The bay window seat earns its build cost within months of use. The architecture already provides the enclosure; the bench and cushion supply the comfort.
Bay Window Seats in Small Rooms
A bay window seat works disproportionately well in small rooms because it provides seating without consuming the floor area that a chair or sofa would. The bay was already "wasted" space; the seat reclaims it.
For small living rooms: the window seat can substitute for one of the main seating pieces, especially in flats where space is at a premium. Two armchairs facing the seat across a coffee table produces seating for four in less floor space than a sofa would require.
For small bedrooms with a bay window: the window seat doubles as additional seating for getting dressed, putting on shoes, or reading. The storage underneath handles seasonal clothes or extra bedding.

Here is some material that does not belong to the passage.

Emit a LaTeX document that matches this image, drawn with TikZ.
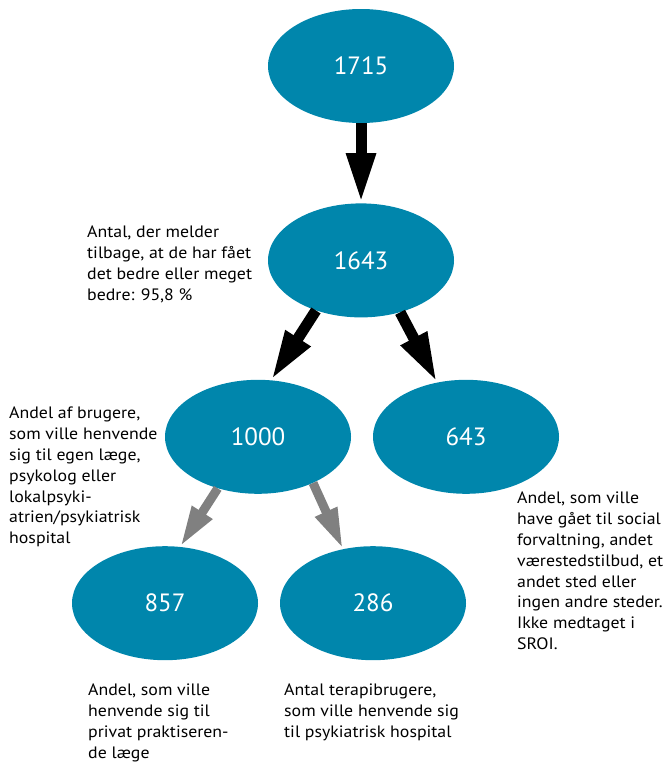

For small kitchens with a bay window: a small bay window seat creates a breakfast nook for two, with a small round table in front and one chair on the open side.
What to Skip
Decorative-only cushions. A cushion thinner than 60mm that exists only to look pretty in photographs. The seat needs to be actually sittable.
Matching pillow sets. Five identical decorative pillows on a window seat reads as a furniture-shop display. Mix textures and colours within a palette.
Heavy curtains pooled on the seat. They make the seat unusable and look unkempt within days.
Built-in shelving above the seat. Often suggested in design articles, rarely works in practice. The shelves above the window become impractical (too high to reach without standing on the seat) and visually heavy (compressing the window). Better to keep the seat space open.
Window seats that are too narrow. A bench less than 35cm deep doesn't work as actual seating regardless of how good the cushions are. Build deeper or build something else.